Business

Small oil producers take hit from Gulf hurricanes

For the second time in three years, Tim Washington and hundreds of other small oil and natural gas producers are picking up the pieces after back-to-back hurricanes in the Gulf of Mexico.

Even though most people typically associate U.S. oil and gas production with Exxon Mobil Corp., ConocoPhillips and other well-known behemoths, the majority of crude and natural gas is supplied by smaller, independent companies like Washington's Alpine Exploration Cos. Most have fewer than 20 employees.

As the industry continues to assess damage from hurricanes Ike and Gustav, many of those mom-and-pop outfits appear to have taken a beating. Of the 49 platforms destroyed last weekend by Ike, 44 produced less than 1,000 barrels of oil a day, according to assessments from the U.S. Minerals Management Service.

“Anytime a hurricane comes through, we average a minimum of two weeks getting back on line, and that's on a best-case basis,” said Washington, whose Dallas-based outfit operates several production facilities along the Louisiana coast. Most produce 100 to 300 barrels a day.

That's just a sliver of the Gulf's total daily offshore production of 1.3 million barrels. But combined, the nation's roughly 5,000 independent operators account for 68 percent of oil and 82 percent of the natural gas produced in the United States, according to the Independent Petroleum Association of America.

“It's tough. It's expensive. But we're the backbone of the industry,” Washington said. “We ushered it in, and we'll usher it out.”

Oil companies, rig and pipeline owners and others are still calculating damage to the industry caused by Gustav and Ike, but some risk experts say the energy sector's insured losses for Ike alone could rise to near $2 billion.

The good news is that Ike and Gustav caused far less damage than Katrina and Rita in 2005, a one-two punch that destroyed 108 production platforms, damaged hundreds of others and shut down production for months, in some cases, in a region that accounts for 25 percent of domestic oil production and 15 percent of natural gas output.

Still, companies large and small are scrambling to repair equipment and restart production. They include majors like BP PLC and Royal Dutch Shell PLC.

There's also Bill Guidry, a former school teacher who got into the business 25 years ago. He was hustling in recent days to get repair crews to his handful of production sites along the Louisiana coast before the bigger companies swallow up most of those resources for their own, larger platforms.

For operators like Guidry, whose Key Operating Co. in Lafayette, La., produces about 100 barrels of oil a day as well as some natural gas, a production facility often amounts to a 100-foot barge anchored in coastal marshland with oil storage tanks and other equipment aboard. When storms approach, the surge can inundate the barges and equipment or push them miles from their previous sites.

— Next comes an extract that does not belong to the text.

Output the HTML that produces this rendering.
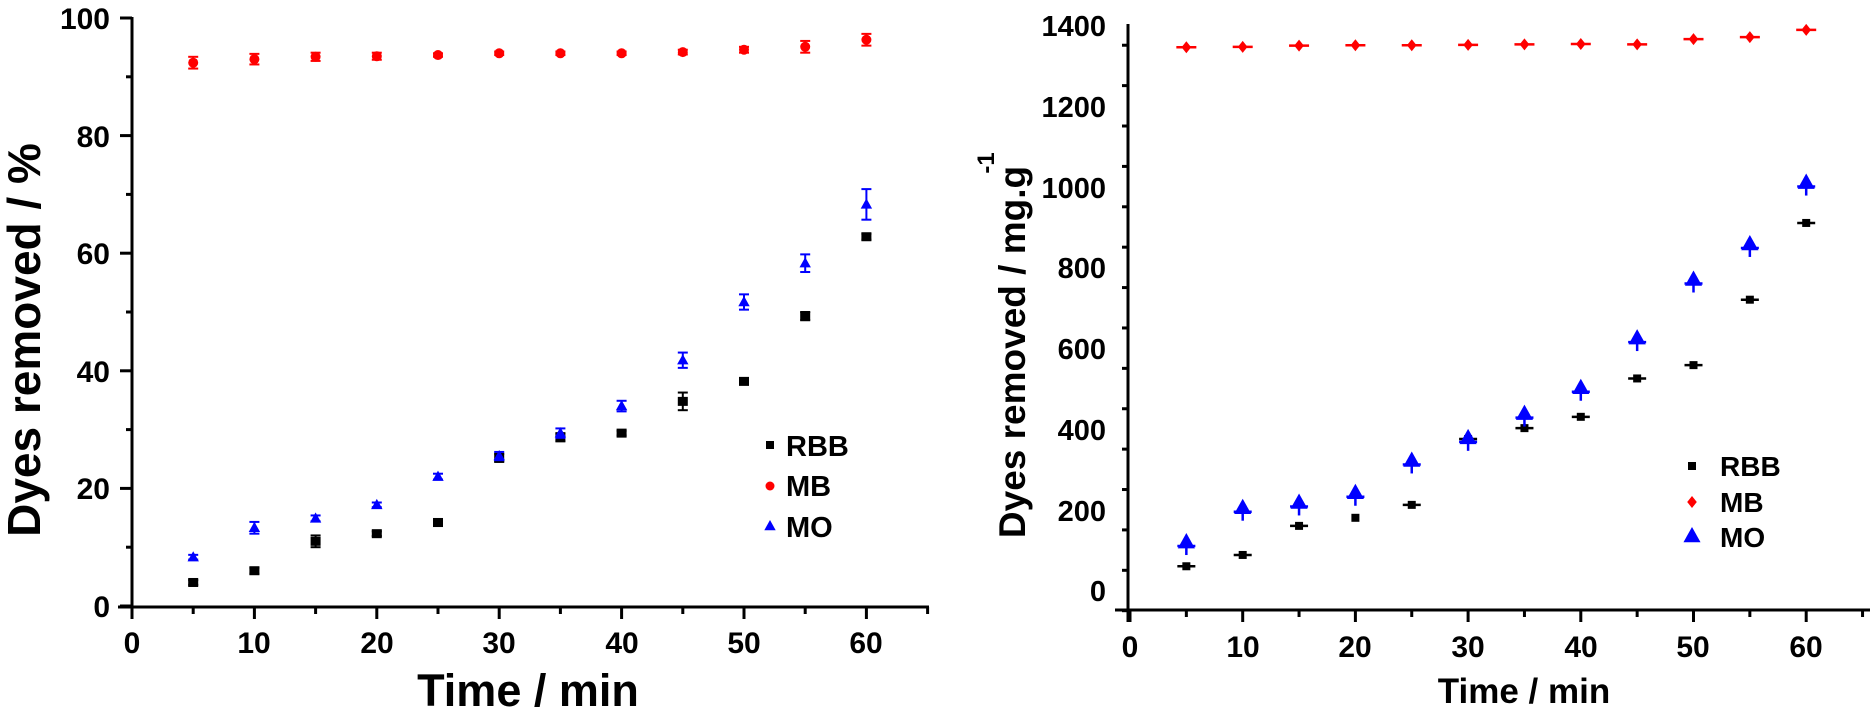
<!DOCTYPE html>
<html><head><meta charset="utf-8"><style>
html,body{margin:0;padding:0;background:#fff;}
svg text{font-family:"Liberation Sans",Arial,sans-serif;font-weight:bold;fill:#000;}
</style></head><body>
<svg id="s" width="1875" height="709" viewBox="0 0 1875 709" xmlns="http://www.w3.org/2000/svg">
<g id="axes" stroke="#000" stroke-width="3" fill="none">
<line x1="132" y1="17" x2="132" y2="619"/>
<line x1="118" y1="607" x2="929" y2="607"/>
<line x1="1128" y1="24" x2="1128" y2="622"/>
<line x1="1115" y1="610" x2="1870" y2="610"/>
</g>
<g font-size="30" text-anchor="end">
<text x="110" y="29">100</text>
<text x="110" y="147">80</text>
<text x="110" y="264">60</text>
<text x="110" y="382">40</text>
<text x="110" y="499">20</text>
<text x="110" y="617">0</text>
</g>
<g font-size="30" text-anchor="middle">
<text x="132" y="653">0</text><text x="254" y="653">10</text><text x="377" y="653">20</text><text x="499" y="653">30</text><text x="622" y="653">40</text><text x="744" y="653">50</text><text x="866" y="653">60</text>
</g>
<text font-size="45" x="528" y="706" text-anchor="middle">Time / min</text>
<text font-size="46" transform="translate(40,340) rotate(-90)" text-anchor="middle">Dyes removed / %</text>
<g font-size="29" text-anchor="end">
<text x="1106" y="36">1400</text><text x="1106" y="117">1200</text><text x="1106" y="198">1000</text><text x="1106" y="278">800</text><text x="1106" y="359">600</text><text x="1106" y="440">400</text><text x="1106" y="521">200</text><text x="1106" y="601">0</text>
</g>
<g font-size="30" text-anchor="middle">
<text x="1130" y="657">0</text><text x="1243" y="657">10</text><text x="1355" y="657">20</text><text x="1468" y="657">30</text><text x="1581" y="657">40</text><text x="1693" y="657">50</text><text x="1806" y="657">60</text>
</g>
<text font-size="35" x="1524" y="703" text-anchor="middle">Time / min</text>
<text font-size="37" transform="translate(1025,352) rotate(-90)" text-anchor="middle">Dyes removed / mg.g</text>
<text font-size="24" transform="translate(994,163) rotate(-90)" text-anchor="middle">-1</text>
<g font-size="29">
<text x="786" y="456">RBB</text><text x="786" y="496">MB</text><text x="786" y="537">MO</text>
</g>
<g font-size="28">
<text x="1720" y="476">RBB</text><text x="1720" y="512">MB</text><text x="1720" y="547">MO</text>
</g>
<g id="d"></g>
</svg>
<script>
var ax=document.getElementById('axes'),d=document.getElementById('d'),h='';
function L(a,b,c,e,col,w){return '<line x1="'+a+'" y1="'+b+'" x2="'+c+'" y2="'+e+'" stroke="'+col+'" stroke-width="'+(w||2)+'"/>';}
var t='';
for(var v=0;v<=100;v+=10){var y=606-5.88*v;t+=L(v%20?126:120,y,132,y,'#000',3);}
for(var x=0;x<=65;x+=5){var X=132+12.24*x;t+=L(X,607,X,x%10?614:619,'#000',3);}
for(var v=-50;v<=1400;v+=100){var y=590.5-0.4039*v;t+=L(v%200?1122:1117,y,1128,y,'#000',3);}
for(var x=0;x<=65;x+=5){var X=1130+11.27*x;t+=L(X,610,X,x%10?617:622,'#000',3);}
ax.insertAdjacentHTML('beforeend',t);
var T=[5,10,15,20,25,30,35,40,45,50,55,60];
var lR=[4,6,11,12.3,14.2,25.2,28.7,29.4,34.8,38.2,49.3,62.8],lRe=[.4,.5,1,.4,.6,.7,.7,.4,1.5,.4,.7,.5];
var lO=[8.3,13.3,14.9,17.2,22,25.5,29.4,34,41.8,51.7,58.3,68.3],lOe=[.4,1,.5,.4,.5,.7,.8,.9,1.3,1.3,1.5,2.6];
var lB=[92.4,93,93.4,93.5,93.7,94,94,94,94.2,94.6,95.1,96.3],lBe=[1,.9,.7,.6,.3,.3,.3,.3,.4,.5,1,1];
function eb(X,Y,e,col){return L(X,Y-e,X,Y+e,col,2)+L(X-5,Y-e,X+5,Y-e,col,2)+L(X-5,Y+e,X+5,Y+e,col,2);}
function tri(X,Y,s,col){return '<polygon points="'+X+','+(Y-s)+' '+(X-s*0.95)+','+(Y+s*0.7)+' '+(X+s*0.95)+','+(Y+s*0.7)+'" fill="'+col+'"/>';}
function dia(X,Y,s,col){return '<polygon points="'+X+','+(Y-s)+' '+(X+s*0.8)+','+Y+' '+X+','+(Y+s)+' '+(X-s*0.8)+','+Y+'" fill="'+col+'"/>';}
for(var i=0;i<12;i++){
 var X=132+12.24*T[i];
 var y=606-5.88*lR[i];h+=eb(X,y,lRe[i]*5.88,'#000')+'<rect x="'+(X-5)+'" y="'+(y-4.5)+'" width="10" height="9" fill="#000"/>';
 y=606-5.88*lO[i];h+=eb(X,y,lOe[i]*5.88,'#00f')+tri(X,y,6,'#00f');
 y=606-5.88*lB[i];h+=eb(X,y,lBe[i]*5.88,'#f00')+'<circle cx="'+X+'" cy="'+y+'" r="5" fill="#f00"/>';
}
var rR=[60,88,160,180,212,375,402,430,525,558,720,910];
var rO=[120,205,218,242,322,378,438,502,625,770,858,1010];
var rB=[1345,1346,1349,1350,1350,1351,1352,1353,1352,1365,1370,1388];
for(var i=0;i<12;i++){
 var X=1130+11.27*T[i];
 var y=590.5-0.4039*rR[i];h+=(i==3?'':L(X-9,y,X+9,y,'#000',2.5))+'<rect x="'+(X-4)+'" y="'+(y-4)+'" width="8" height="8" fill="#000"/>';
 y=590.5-0.4039*rO[i];h+=L(X,y,X,y+13,'#00f',2.5)+L(X-9,y+4,X+9,y+4,'#00f',2.5)+tri(X,y,9,'#00f');
 y=590.5-0.4039*rB[i];h+=L(X-10,y,X+10,y,'#f00',2.5)+dia(X,y,6,'#f00');
}
h+='<rect x="766" y="441" width="8" height="8" fill="#000"/>'+'<circle cx="770" cy="486" r="4.5" fill="#f00"/>'+tri(770,526,6,'#00f');
h+='<rect x="1688" y="462" width="8" height="8" fill="#000"/>'+dia(1692,502,6,'#f00')+tri(1692,536,9,'#00f');
d.innerHTML=h;
</script>
</body></html>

Guidry, 55, said repairs from Rita three years ago cost him about $800,000, though much of that was covered by insurance. This time around he figures he's facing about $200,000 worth of damage – still a hefty blow for a small business.

Guidry estimates it'll take about a month before he's back up to full production.

Yet Guidry and most others will make their repairs, resume production and, of course, hope for a less active hurricane season in 2009. That's the way of the oil patch.